A New Birth of Freedom
My reflections in the wake of Memorial Day 2020. The founding vision, the unfinished work of liberty, and Lincoln's challenge to his and every generation of Americans.
Every Memorial Day, I set aside a few minutes to read the powerful but surprisingly brief words of the Gettysburg Address. I am always impressed by Lincoln’s ability to, in so few words, deliver something so profound and so timeless.
We often talk about how America is an idea. But, the brave men of Lincoln’s address and the brave souls of men and women across the history of our nation have not only hallowed the battlefields where they labored in sweat, blood, and tears, they have hallowed the idea that is America, until it has become much more than just an idea.

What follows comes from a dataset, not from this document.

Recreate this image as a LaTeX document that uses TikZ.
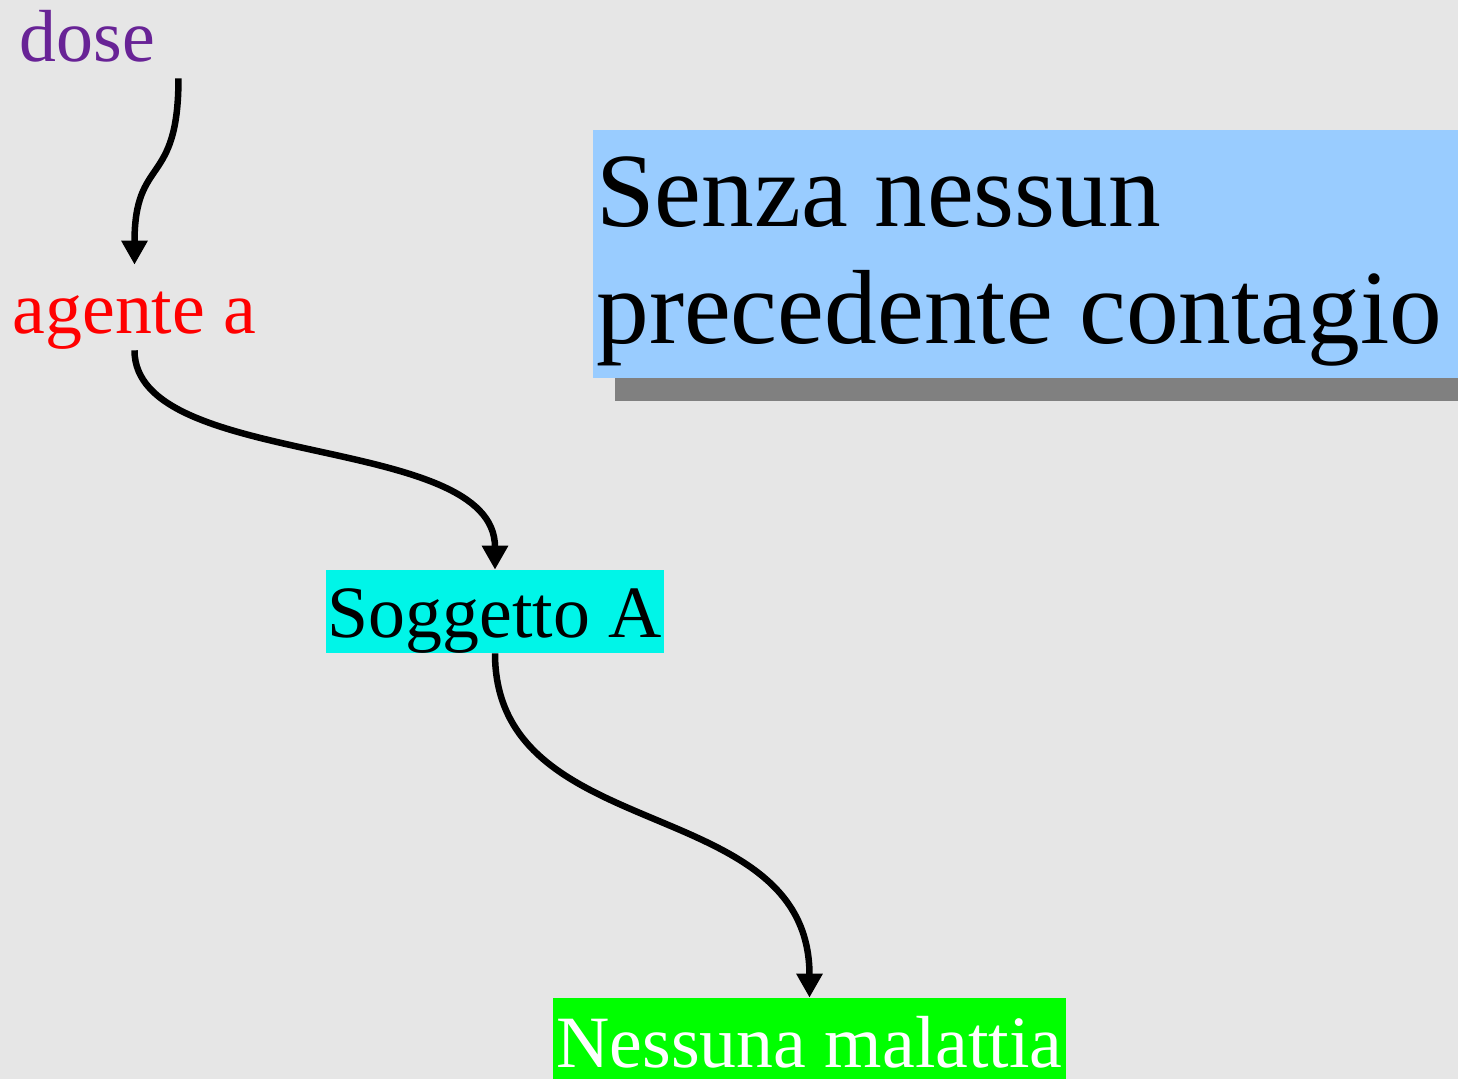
\documentclass[tikz,border=0pt]{standalone}
\usepackage{fontspec}
\setmainfont{Liberation Serif}
\usepackage{tikz}
\usetikzlibrary{positioning}
\usetikzlibrary{arrows.meta}
\usetikzlibrary{shadows}

\definecolor{bggray}{RGB}{230,230,230}
\definecolor{dosepurple}{RGB}{104,35,150}
\definecolor{titleblue}{RGB}{153,204,255}
\definecolor{shadowgray}{RGB}{128,128,128}
\definecolor{soggcyan}{RGB}{0,245,232}
\definecolor{malgreen}{RGB}{0,255,0}

\begin{document}
\begin{tikzpicture}[x=0.02cm,y=-0.02cm,
        lbl/.style={inner sep=0pt, anchor=base, font=\fontsize{42}{46}\selectfont, text height=1.36cm, text depth=0.34cm},
        flow/.style={-{Triangle[width=0.5cm,length=0.48cm]}, line width=0.13cm}]
        \useasboundingbox (0,0) rectangle (1458,1079);
        \clip (0,0) rectangle (1458,1079);
        \fill[bggray] (0,0) rectangle (1458,1079);

        % title box with shadow
        \node (titlebox) at (593,130) [anchor=north west, fill=titleblue, inner sep=0pt, minimum width=17.3cm, minimum height=4.96cm,
            general shadow={fill=shadowgray, shadow xshift=0.44cm, shadow yshift=-0.46cm}] {};
        \node (titleA) at ([shift={(3,96)}]titlebox.north west) [anchor=base west, inner sep=0pt, font=\fontsize{60}{66}\selectfont] {Senza nessun};
        \node (titleB) at ([shift={(0,117)}]titleA.base west) [anchor=base west, inner sep=0pt, font=\fontsize{60}{66}\selectfont] {precedente contagio};

        \node (dose) at (87.5,61) [lbl, text=dosepurple] {dose};
        \node (agente) at (134.5,333) [lbl, text=red] {agente a};
        \node (soggetto) at (495,637) [lbl, fill=soggcyan, minimum width=6.76cm, text height=1.34cm, text depth=0.32cm] {Soggetto A};
        \node (nessuna) at (809.5,1067) [lbl, text=white, fill=malgreen, minimum width=10.26cm, text height=1.38cm, text depth=0.4cm] {Nessuna malattia};

        \draw[flow] ([xshift=0.46cm]dose.south east) .. controls +(0,110) and +(0,-110) .. (agente.north);
        \draw[flow] (agente.south) .. controls +(0,120) and +(0,-138) .. (soggetto.north);
        \draw[flow] (soggetto.south) .. controls +(0,195) and +(0,-207) .. (nessuna.north);

    \end{tikzpicture}
\end{document}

In many ways, America is a creed, a faith, and a gospel. Not in a religious sense, but in the sense that we are a nation founded, not on the arbitrary notions of border, language, or race, but on ideals, principles, and values that have been consecrated by millions of sung and unsung patriots who have not shied away from the struggle of preserving and realizing the founding vision.
From the soldiers who stepped into the hellfire of German bullets at Normandy to the Americans who marched on Selma and into a hell storm of their own, the sacrifices made in the name of this vision we call America are beyond our capacity to comprehend.
But today, we are engaged in a struggle of a very different kind. Armies are not clashing in a field far away in storms of gunfire and showers of lead. We wage war upon each other with the crack of words and the sharpness of our tongues. We stand in open conflict with each other in a war of rhetoric, whose fields of battle are our homes, our streets, and our halls of government. In the callous and bitter treatment of fellow Americans, we have each become casualties.
And while the consequences of such a conflict seem to pale in comparison to the open war that Lincoln faced, is the test put to our generation any different? Are we not today faced with the very real question of whether a nation conceived in liberty and dedicated to the proposition that all men are created equal can endure in this modern world?
As Lincoln suggests, the cause of liberty is an unfinished work. It falls to each generation to ensure its flames do not go out and to carry the torch a little farther.
No matter our race or our creed, no matter our political affiliation, and no matter what transient electoral and rhetorical battles we are presently engaged in, let those who are yet touched by Lincoln’s words spoken so long ago answer his challenge.
Let us, today, highly resolve that those who have struggled in life and in death to preserve and realize the founding vision did not do so in vain. Together, let us seek a new birth of freedom. Let us answer the call to struggle with the full measure of devotion to keep the ideals, principles, and values of our nation’s story from perishing in the hearts of our own people.